## The request:
Identify the lines bearing the string "Output" and gather them.

## Dataset:
★ ★ ★ ★

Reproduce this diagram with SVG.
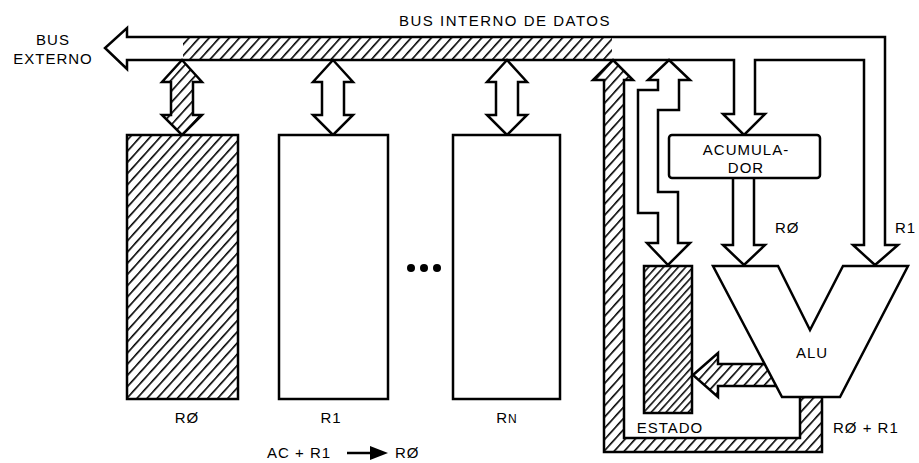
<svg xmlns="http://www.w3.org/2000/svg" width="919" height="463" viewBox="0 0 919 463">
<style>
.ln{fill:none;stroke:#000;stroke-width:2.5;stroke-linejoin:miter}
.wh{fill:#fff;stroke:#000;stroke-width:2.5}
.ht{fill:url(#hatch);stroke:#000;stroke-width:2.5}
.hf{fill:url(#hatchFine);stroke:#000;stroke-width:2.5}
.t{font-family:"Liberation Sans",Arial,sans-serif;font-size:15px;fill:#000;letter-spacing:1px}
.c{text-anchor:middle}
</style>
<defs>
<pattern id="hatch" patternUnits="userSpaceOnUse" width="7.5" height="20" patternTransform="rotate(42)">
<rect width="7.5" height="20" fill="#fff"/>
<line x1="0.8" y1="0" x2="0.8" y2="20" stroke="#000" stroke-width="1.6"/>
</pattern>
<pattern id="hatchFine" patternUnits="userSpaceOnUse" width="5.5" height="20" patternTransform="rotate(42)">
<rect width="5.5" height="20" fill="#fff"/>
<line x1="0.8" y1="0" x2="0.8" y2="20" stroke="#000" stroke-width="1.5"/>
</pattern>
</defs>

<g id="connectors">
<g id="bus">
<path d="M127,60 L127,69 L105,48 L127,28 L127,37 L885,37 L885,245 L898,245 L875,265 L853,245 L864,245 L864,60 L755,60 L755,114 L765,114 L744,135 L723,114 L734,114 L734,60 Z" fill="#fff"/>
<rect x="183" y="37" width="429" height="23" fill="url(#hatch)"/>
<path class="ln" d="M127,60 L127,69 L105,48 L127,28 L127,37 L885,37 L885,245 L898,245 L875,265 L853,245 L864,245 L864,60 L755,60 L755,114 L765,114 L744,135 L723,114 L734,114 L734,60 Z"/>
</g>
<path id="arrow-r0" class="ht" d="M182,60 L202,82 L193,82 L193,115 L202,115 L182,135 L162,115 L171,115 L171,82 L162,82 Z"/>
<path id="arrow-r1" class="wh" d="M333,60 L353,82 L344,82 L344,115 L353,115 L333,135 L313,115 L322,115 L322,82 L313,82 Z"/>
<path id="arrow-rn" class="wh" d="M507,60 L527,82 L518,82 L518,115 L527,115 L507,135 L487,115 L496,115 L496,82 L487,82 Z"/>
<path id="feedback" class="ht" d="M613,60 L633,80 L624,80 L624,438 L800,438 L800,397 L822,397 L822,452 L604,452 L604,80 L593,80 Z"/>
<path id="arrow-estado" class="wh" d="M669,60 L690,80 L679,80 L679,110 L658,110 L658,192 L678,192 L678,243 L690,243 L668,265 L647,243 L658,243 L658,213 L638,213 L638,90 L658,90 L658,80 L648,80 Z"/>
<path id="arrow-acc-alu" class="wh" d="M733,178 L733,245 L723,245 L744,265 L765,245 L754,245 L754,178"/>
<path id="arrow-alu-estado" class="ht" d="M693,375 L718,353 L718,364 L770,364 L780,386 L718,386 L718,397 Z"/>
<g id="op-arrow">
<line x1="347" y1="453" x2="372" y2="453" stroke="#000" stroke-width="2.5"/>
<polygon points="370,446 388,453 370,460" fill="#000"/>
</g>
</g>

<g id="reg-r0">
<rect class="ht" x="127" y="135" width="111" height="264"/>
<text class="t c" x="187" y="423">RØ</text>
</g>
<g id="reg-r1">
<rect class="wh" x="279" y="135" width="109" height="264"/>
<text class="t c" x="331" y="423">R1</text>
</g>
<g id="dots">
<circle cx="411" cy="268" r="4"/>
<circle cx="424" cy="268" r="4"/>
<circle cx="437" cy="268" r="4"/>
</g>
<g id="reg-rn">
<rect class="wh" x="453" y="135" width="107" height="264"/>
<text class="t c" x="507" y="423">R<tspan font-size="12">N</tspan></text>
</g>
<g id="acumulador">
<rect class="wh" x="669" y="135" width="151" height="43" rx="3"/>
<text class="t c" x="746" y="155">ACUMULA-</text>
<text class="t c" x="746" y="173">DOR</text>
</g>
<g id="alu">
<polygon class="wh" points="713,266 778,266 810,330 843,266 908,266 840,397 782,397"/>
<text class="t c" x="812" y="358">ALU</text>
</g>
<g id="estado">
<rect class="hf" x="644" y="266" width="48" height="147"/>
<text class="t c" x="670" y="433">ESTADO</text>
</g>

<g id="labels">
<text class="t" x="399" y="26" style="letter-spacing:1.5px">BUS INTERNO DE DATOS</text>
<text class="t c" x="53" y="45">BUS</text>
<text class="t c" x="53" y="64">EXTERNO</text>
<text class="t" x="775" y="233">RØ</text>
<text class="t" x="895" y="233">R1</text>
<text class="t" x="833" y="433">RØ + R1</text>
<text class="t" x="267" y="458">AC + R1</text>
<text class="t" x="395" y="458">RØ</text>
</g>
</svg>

★ ★ ★ ★

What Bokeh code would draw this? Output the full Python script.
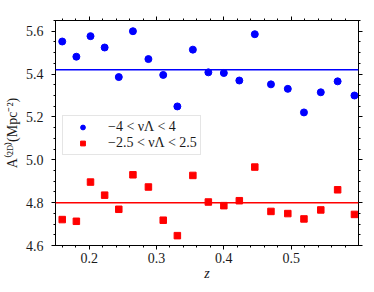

★ ★ ★ ★

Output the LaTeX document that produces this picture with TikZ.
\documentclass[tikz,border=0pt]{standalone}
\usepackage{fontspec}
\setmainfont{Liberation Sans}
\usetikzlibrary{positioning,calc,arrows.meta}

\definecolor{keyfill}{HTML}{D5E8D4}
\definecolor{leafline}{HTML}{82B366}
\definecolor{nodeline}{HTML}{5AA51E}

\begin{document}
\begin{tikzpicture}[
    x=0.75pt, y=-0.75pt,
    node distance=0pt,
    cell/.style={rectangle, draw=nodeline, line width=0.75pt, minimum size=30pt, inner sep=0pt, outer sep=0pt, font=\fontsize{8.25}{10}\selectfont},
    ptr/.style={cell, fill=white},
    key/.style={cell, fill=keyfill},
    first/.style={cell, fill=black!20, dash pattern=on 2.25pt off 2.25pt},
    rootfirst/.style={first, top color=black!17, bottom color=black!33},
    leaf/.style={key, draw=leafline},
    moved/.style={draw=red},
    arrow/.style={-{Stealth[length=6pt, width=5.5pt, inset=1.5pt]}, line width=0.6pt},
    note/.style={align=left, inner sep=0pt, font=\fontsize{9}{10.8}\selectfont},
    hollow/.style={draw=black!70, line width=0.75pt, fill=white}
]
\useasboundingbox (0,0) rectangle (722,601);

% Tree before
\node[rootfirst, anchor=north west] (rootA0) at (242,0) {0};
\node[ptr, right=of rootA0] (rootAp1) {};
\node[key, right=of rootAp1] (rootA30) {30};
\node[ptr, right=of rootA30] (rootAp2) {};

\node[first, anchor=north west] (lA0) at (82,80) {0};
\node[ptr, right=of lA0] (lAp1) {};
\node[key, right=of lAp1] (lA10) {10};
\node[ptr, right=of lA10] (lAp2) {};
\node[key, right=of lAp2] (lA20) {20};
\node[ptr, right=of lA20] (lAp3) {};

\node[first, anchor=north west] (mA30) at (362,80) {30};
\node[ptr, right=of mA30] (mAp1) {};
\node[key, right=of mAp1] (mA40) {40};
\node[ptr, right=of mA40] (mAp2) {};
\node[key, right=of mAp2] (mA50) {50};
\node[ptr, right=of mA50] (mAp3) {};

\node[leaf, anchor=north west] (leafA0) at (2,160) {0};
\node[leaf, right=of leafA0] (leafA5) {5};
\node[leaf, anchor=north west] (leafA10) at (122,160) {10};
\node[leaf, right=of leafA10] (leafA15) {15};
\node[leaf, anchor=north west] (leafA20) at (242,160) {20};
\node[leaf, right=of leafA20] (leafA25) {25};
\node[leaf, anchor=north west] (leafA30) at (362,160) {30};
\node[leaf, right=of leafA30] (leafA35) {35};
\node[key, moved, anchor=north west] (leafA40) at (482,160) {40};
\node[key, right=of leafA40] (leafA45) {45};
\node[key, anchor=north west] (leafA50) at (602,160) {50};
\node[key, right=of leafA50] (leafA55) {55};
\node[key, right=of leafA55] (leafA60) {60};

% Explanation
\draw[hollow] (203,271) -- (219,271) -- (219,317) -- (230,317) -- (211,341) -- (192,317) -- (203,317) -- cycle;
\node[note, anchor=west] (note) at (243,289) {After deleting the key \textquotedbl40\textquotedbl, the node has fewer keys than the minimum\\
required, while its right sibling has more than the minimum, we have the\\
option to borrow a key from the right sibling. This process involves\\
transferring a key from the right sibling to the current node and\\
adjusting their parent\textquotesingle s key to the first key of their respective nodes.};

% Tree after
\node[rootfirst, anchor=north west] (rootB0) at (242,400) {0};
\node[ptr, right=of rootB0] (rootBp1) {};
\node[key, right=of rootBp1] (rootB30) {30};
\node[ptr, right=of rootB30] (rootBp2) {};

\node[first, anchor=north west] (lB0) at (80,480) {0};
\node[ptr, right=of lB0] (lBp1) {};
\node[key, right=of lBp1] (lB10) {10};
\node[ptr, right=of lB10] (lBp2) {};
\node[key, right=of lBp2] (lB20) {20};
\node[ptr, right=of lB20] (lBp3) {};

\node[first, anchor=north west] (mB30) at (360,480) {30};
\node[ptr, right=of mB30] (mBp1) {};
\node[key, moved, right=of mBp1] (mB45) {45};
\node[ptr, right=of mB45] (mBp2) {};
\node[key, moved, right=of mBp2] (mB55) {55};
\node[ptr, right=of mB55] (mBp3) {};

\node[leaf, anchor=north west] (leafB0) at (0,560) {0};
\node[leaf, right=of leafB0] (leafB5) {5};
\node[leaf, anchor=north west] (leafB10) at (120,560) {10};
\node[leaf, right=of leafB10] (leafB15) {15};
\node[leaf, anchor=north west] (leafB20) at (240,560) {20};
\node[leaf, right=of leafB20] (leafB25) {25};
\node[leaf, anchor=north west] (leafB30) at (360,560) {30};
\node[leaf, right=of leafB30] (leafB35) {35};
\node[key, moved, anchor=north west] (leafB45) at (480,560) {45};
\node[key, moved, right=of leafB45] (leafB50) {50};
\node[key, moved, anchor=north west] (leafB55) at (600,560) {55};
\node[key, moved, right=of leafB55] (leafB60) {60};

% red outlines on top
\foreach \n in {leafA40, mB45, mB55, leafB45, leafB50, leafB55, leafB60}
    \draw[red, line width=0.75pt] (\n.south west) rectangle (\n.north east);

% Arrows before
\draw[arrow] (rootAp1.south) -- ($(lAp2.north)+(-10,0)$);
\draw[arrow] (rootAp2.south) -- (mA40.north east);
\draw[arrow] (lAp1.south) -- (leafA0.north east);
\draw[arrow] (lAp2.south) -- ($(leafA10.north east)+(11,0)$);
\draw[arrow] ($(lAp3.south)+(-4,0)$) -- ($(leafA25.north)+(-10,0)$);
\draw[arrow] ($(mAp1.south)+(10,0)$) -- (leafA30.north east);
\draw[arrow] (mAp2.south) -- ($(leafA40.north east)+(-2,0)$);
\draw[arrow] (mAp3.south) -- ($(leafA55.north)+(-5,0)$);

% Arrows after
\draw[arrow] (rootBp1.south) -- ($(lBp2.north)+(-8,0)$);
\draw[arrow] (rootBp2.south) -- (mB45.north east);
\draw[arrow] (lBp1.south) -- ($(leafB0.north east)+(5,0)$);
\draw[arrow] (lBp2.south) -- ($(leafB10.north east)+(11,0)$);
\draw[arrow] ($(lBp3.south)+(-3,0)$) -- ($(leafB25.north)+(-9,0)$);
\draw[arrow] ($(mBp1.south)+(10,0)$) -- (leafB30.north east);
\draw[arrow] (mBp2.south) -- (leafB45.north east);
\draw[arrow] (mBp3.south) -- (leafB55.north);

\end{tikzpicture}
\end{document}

★ ★ ★ ★

## Result:
What Bokeh code would draw this? Output the full Python script.
Output the LaTeX document that produces this picture with TikZ.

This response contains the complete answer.